Tapie (G.)

Les architectes :

mutations d’une profession

Edition L’Harmattan, collection "logiques sociales", Paris, 2000.

2000 / Livres

Mutations contemporaines, la complexité professionnelle
Une présentation de son livre : "Les architectes : mutations d’une profession"


Écartelés entre les valeurs du patrimoine et l’éclectisme de l’architecture contemporaine, confrontés aux échecs du mouvement moderne dans sa capacité à donner une image cohérente de la société postindustrielle, soumis aux aléas de la production et de la crise économique, les architectes s’efforcent de trouver une cohérence à leur devenir. Sur un autre registre, la contestation de leurs productions et la communication délicate avec l’opinion publique n’arrivent pas véritablement à ancrer leurs savoir-faire dans la société. La forte liaison avec des activités de création artistique et la dimension culturelle qui en résulte est ambiguë, critiquée en raison du rationalisme technique ou de l’efficacité économique érigés en dogmes, valorisée par la référence à l’imaginaire et à la liberté de l’artiste. Sociologues et chercheurs signalent la difficulté à identifier des savoirs propres et à légitimer une fonction sociale, ce qui expliquerait les crises régulières, alors que son autonomie et sa spécificité sont revendiquées par les architectes pour faire valoir leurs droits à être un des interlocuteurs incontournables dès lors qu’il y a production d’espace ou d’aménagement bâti. Crise économique et crise d’identité se rejoignent alors pour expliquer les difficultés d’une profession à faire valoir son expertise.

Le milieu professionnel y fait face par des attitudes contradictoires. Pour les uns, il faut retrouver la pureté originelle du métier par la combinaison, si souvent revendiquée, de l’ingénieur et de l’artiste ou allier la force symbolique à la rationalité technique. Pour d’autres il faut admettre des représentations néolibérales du rôle des architectes en intégrant la notion de profit inhérent au mode de production capitaliste contrairement à l’éthique du désintéressement propre à l’activité libérale, et cela même au prix d’une architecture-produit. Pour d’autres encore il faut s’appuyer sur la diversité des activités des architectes pour reconstruire une identité en voie d’éclatement. La palingénésie de la profession est assujettie à l’existence de valeurs unanimement partagées, celles de la croyance en une architecture sociale.

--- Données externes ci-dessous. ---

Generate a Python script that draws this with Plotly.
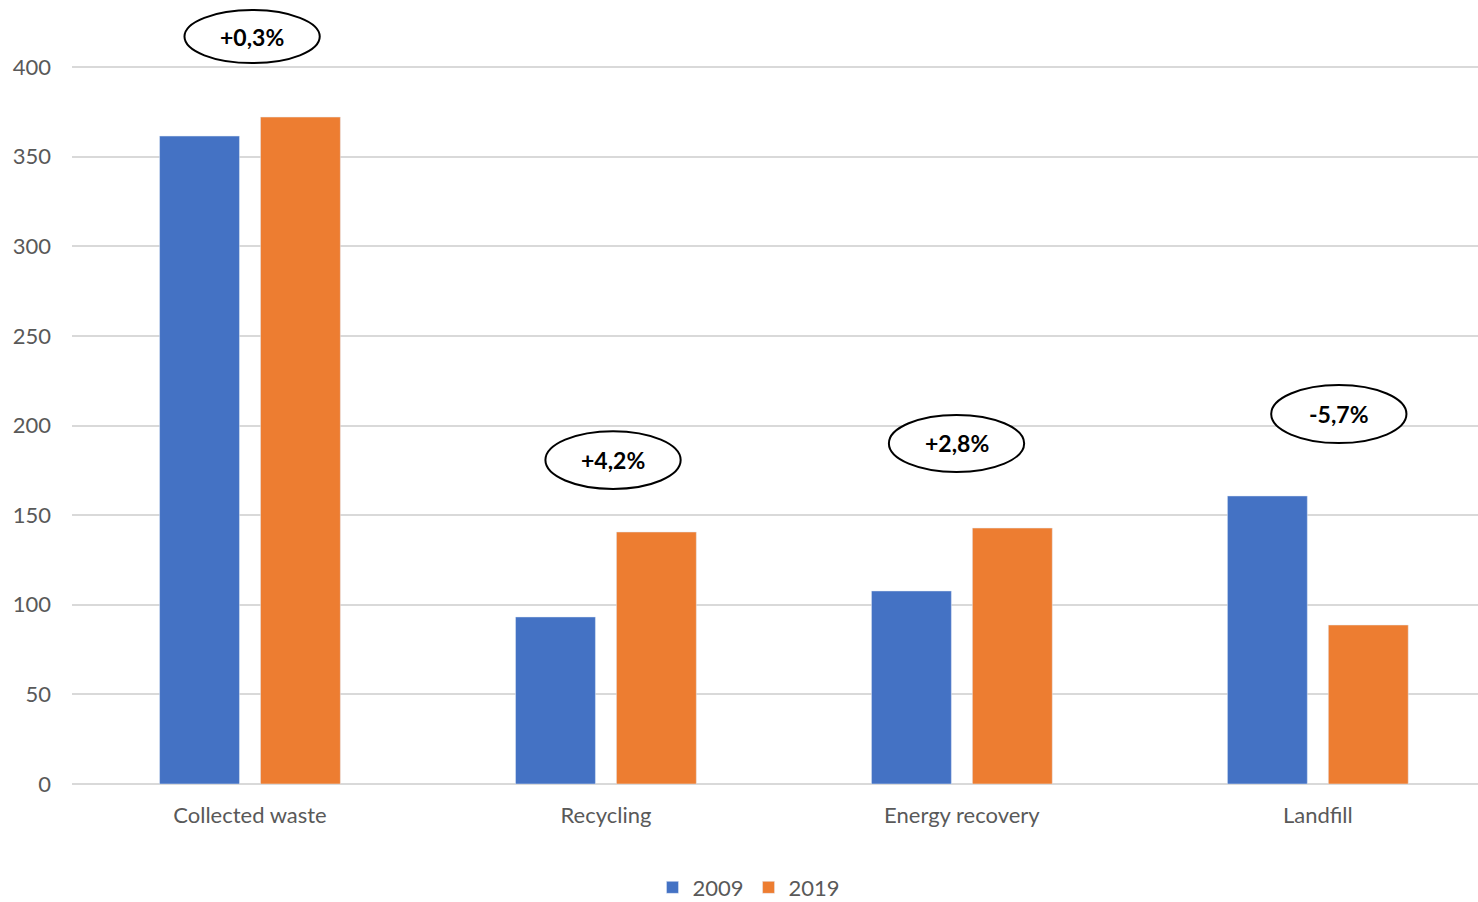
import plotly.graph_objects as go

# Waste flows (thousand tonnes), 2009 vs 2019
categories = ["Collected waste", "Recycling", "Energy recovery", "Landfill"]
values_2009 = [361.5, 93.2, 107.7, 160.7]
values_2019 = [372.1, 140.6, 142.8, 88.7]
change_labels = ["+0,3%", "+4,2%", "+2,8%", "-5,7%"]
y_ticks = [0, 50, 100, 150, 200, 250, 300, 350, 400]

BLUE = "#4472C4"
ORANGE = "#ED7D31"
GRID = "#D9D9D9"
TICK = "#595959"
FONT = "Lato, 'Open Sans', sans-serif"

x_idx = list(range(len(categories)))

fig = go.Figure()
fig.add_trace(go.Bar(x=x_idx, y=values_2009, name="2009", marker_color=BLUE))
fig.add_trace(go.Bar(x=x_idx, y=values_2019, name="2019", marker_color=ORANGE))

# bubble layout for the change labels: (x offset from category, y centre, half height)
bubble_pos = [(0.006, 417.0, 14.8), (1.02, 180.7, 16.1), (1.985, 190.0, 15.9), (3.059, 206.4, 16.2)]
bubble_half_w = 0.19

for (dx, cy, hh), label in zip(bubble_pos, change_labels):
    fig.add_shape(
        type="circle", xref="x", yref="y",
        x0=dx - bubble_half_w, x1=dx + bubble_half_w,
        y0=cy - hh, y1=cy + hh,
        line=dict(color="black", width=2), fillcolor="white", layer="above",
    )
    fig.add_annotation(
        x=dx, y=cy, xref="x", yref="y", text=f"<b>{label}</b>",
        showarrow=False, font=dict(family=FONT, size=23, color="black"),
    )

fig.update_layout(
    width=1478, height=902,
    margin=dict(l=72, r=0, t=0, b=118),
    paper_bgcolor="white", plot_bgcolor="white",
    barmode="group", bargap=0.433, bargroupgap=0.208,
    font=dict(family=FONT, color=TICK),
    showlegend=True,
    legend=dict(
        orientation="h", x=0.4815, xanchor="center",
        yref="container", y=0.016, yanchor="middle",
        font=dict(family=FONT, size=22, color=TICK), itemwidth=30,
    ),
    xaxis=dict(
        tickmode="array", tickvals=x_idx, ticktext=categories,
        range=[-0.5, 3.45], showgrid=False, zeroline=False, showline=False,
        tickfont=dict(family=FONT, size=22, color=TICK), ticks="",
        ticklabelstandoff=16,
    ),
    yaxis=dict(
        range=[0, 437.4], tickvals=y_ticks, showgrid=True, gridcolor=GRID, gridwidth=1.5,
        zeroline=True, zerolinecolor=GRID, zerolinewidth=1.5, showline=False,
        tickfont=dict(family=FONT, size=22, color=TICK), ticks="",
        ticklabelstandoff=20,
    ),
)

fig.write_html("out.html")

Ces constats sur l’état de la profession sont recevables et les moments de crise économique sont souvent des périodes d’interrogation sur soi encore faut-il aller plus loin au moins dans la description des processus en jeu si ce n’est dans leurs explications. Les mutations des architectes doivent être décrites et lues au travers d’une analyse des compétences en action pour en saisir toute la complexité actuelle et la diversité. Une sociologie du travail professionnel alliée à celle des professions montre la recomposition des activités des architectes à l’intérieur de leur métier historique (la maîtrise d’oeuvre, la conception architecturale, l’agence d’architecture), l’élargissement de ses activités et les évolutions entrelacées du système de formation. Sur la base de cette hypothèse, cinq changements ordonnent la recomposition de la profession.

La division actuelle du travail dans le cadre bâti repositionne le rôle et la fonction de l’architecte. Il n’est plus concepteur et maître d’oeuvre, il devient essentiellement concepteur partageant, en complément et en concurrence, avec de multiples professionnels la maîtrise d’oeuvre du projet (Conception architecturale et division du travail).

Si le métier historique se recentre sur une de ses composantes, il intègre les effets d’une nouvelle génération d’outils de production, liés au développement de l’ordinateur et de l’informatique : les logiciels de dessin ou d’aides à la conception ; les réseaux techniques pour les échanges de données informatisées. Conversion culturelle moins anodine qu’il n’y paraît, car elle oblige à se séparer des instruments techniques attachés à une forme antérieure d’activité professionnelle (La révolution des techniques).

La spécialisation des agences d’architecture dans des projet ou prestations, imposée par la segmentation accrue des marchés, fait aussi partie de ce renouvellement des pratiques. Avec pour conséquence une hausse de leurs compétences dans ces domaines mais aussi une difficulté à se présenter comme des concepteurs universels. Les formes d’organisation des agences subissent les effets de ces changements. La fonction conception y est privilégiée ; les agences s’inscrivent dans des réseaux pour mener à bien leurs tâches et rationalisent leur organisation (Agences d’architecture, marchés et formes d’organisation).
Ces transformations internes de la conception et de la maîtrise d’oeuvre s’accompagnent d’une ouverture vers de nouveaux métiers hors de la conception architecturale : situation peu aisée à gérer par un milieu professionnel qui garde sa foi au créateur davantage qu’à l’analyste ou au critique (Diversifications professionnelles : de nouveaux territoires).